::: Source excerpt
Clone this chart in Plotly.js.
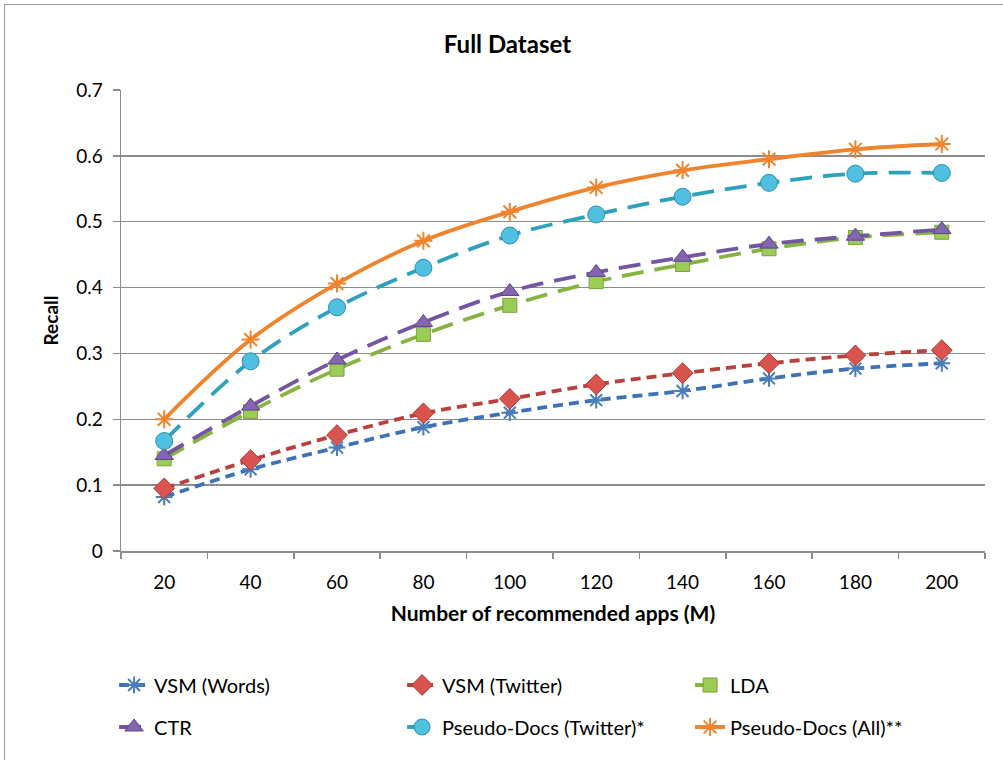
<!DOCTYPE html>
<html>
<head>
<meta charset="utf-8">
<script src="https://cdn.plot.ly/plotly-3.0.1.min.js"></script>
<style>
html,body{margin:0;padding:0;background:#fff;overflow:hidden;width:1003px;height:760px;}
#chart{width:1003px;height:760px;}
#frame{position:absolute;left:4px;top:4px;width:1100px;height:900px;border:1.5px solid #9a9a9a;pointer-events:none;}
</style>
</head>
<body>
<div id="chart"></div>
<div id="frame"></div>
<script>
var categories = ['20','40','60','80','100','120','140','160','180','200'];
var vsmWords   = [0.082,0.124,0.157,0.188,0.210,0.229,0.243,0.262,0.277,0.285];
var vsmTwitter = [0.095,0.138,0.176,0.209,0.231,0.253,0.270,0.285,0.297,0.305];
var lda        = [0.140,0.212,0.276,0.329,0.373,0.409,0.435,0.459,0.476,0.484];
var ctr        = [0.145,0.220,0.290,0.347,0.394,0.423,0.446,0.466,0.478,0.488];
var pdTwitter  = [0.167,0.288,0.370,0.430,0.479,0.511,0.538,0.559,0.573,0.574];
var pdAll      = [0.200,0.321,0.406,0.471,0.515,0.552,0.578,0.595,0.610,0.618];
var seriesNames = ['VSM (Words)','VSM (Twitter)','LDA','CTR','Pseudo-Docs (Twitter)*','Pseudo-Docs (All)**'];

var FONT = 'Lato, "Open Sans", sans-serif';

function tr(name, y, lineColor, dash, sym, mFill, mLine, mSize, legend){
  return {
    type:'scatter', mode:'lines+markers', name:name, x:categories, y:y,
    line:{color:lineColor, width:3.8, dash:dash, shape:'spline', smoothing:1},
    marker:{symbol:sym, color:mFill, size:mSize, line:{color:mLine, width:(sym.indexOf('open')>=0?2:1)}},
    legend:legend
  };
}

var data = [
  tr(seriesNames[0], vsmWords, '#3f72b5', '10px,6px', 'asterisk-open', '#4a7ebb', '#4a7ebb', 14, 'legend'),
  tr(seriesNames[1], vsmTwitter, '#b8403d', '10px,6px', 'diamond', '#d9534f', '#a33a37', 16, 'legend'),
  tr(seriesNames[2], lda, '#86b342', '22px,11px', 'square', '#9bcc55', '#7aa23e', 14, 'legend'),
  tr(seriesNames[3], ctr, '#7355a0', '22px,11px', 'triangle-up', '#8466b0', '#5e4586', 16, 'legend2'),
  tr(seriesNames[4], pdTwitter, '#2fa1bb', '22px,11px', 'circle', '#4fc0df', '#2f8fab', 17, 'legend2'),
  tr(seriesNames[5], pdAll, '#f0842d', 'solid', 'asterisk-open', '#f0842d', '#f0842d', 15, 'legend2')
];

var axisCol = '#8c8c8c';
var legendBase = {orientation:'h', x:-0.008, xanchor:'left', yref:'paper', yanchor:'middle',
    entrywidth:243, entrywidthmode:'pixels', font:{family:FONT, size:20}, bgcolor:'rgba(0,0,0,0)', traceorder:'normal'};
var legend1 = Object.assign({}, legendBase, {y:(551-685)/461});
var legend2 = Object.assign({}, legendBase, {y:(551-727)/461});

var layout = {
  width:1003, height:760,
  paper_bgcolor:'#fff', plot_bgcolor:'#fff',
  margin:{l:121, r:18, t:90, b:209},
  font:{family:FONT, size:18, color:'#000'},
  title:{text:'<b>Full Dataset</b>', font:{family:FONT, size:24, color:'#000'}, xref:'container', x:0.506, y:1-45/760, yref:'container', xanchor:'center', yanchor:'middle'},
  xaxis:{
    type:'category', range:[-0.5, 9.5], autorange:false, tickson:'boundaries', ticks:'outside', ticklen:6, tickcolor:axisCol, tickwidth:1.5,
    showline:true, linecolor:axisCol, linewidth:1.5, showgrid:false, zeroline:false,
    tickfont:{family:FONT, size:19}, ticklabelstandoff:14,
    title:{text:'<b>Number of recommended apps (M)</b>', font:{family:FONT, size:21}, standoff:14}
  },
  yaxis:{
    range:[0,0.7], autorange:false, dtick:0.1, tick0:0, ticks:'outside', ticklen:7, tickcolor:axisCol, tickwidth:1.5,
    showline:true, linecolor:axisCol, linewidth:1.5, showgrid:true, gridcolor:axisCol, gridwidth:1.5, zeroline:false,
    tickfont:{family:FONT, size:19}, ticklabelstandoff:6,
    title:{text:'<b>Recall</b>', font:{family:FONT, size:19}, standoff:12}
  },
  showlegend:true,
  legend:legend1,
  legend2:legend2
};

Plotly.newPlot('chart', data, layout, {displayModeBar:false, staticPlot:true});
</script>
</body>
</html>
::::::
§ Problem statement: Find the lines above that contain the word "chart" and collect them.

§ Problem solution:
Clone this chart in Plotly.js.
#chart{width:1003px;height:760px;}
<div id="chart"></div>
Plotly.newPlot('chart', data, layout, {displayModeBar:false, staticPlot:true});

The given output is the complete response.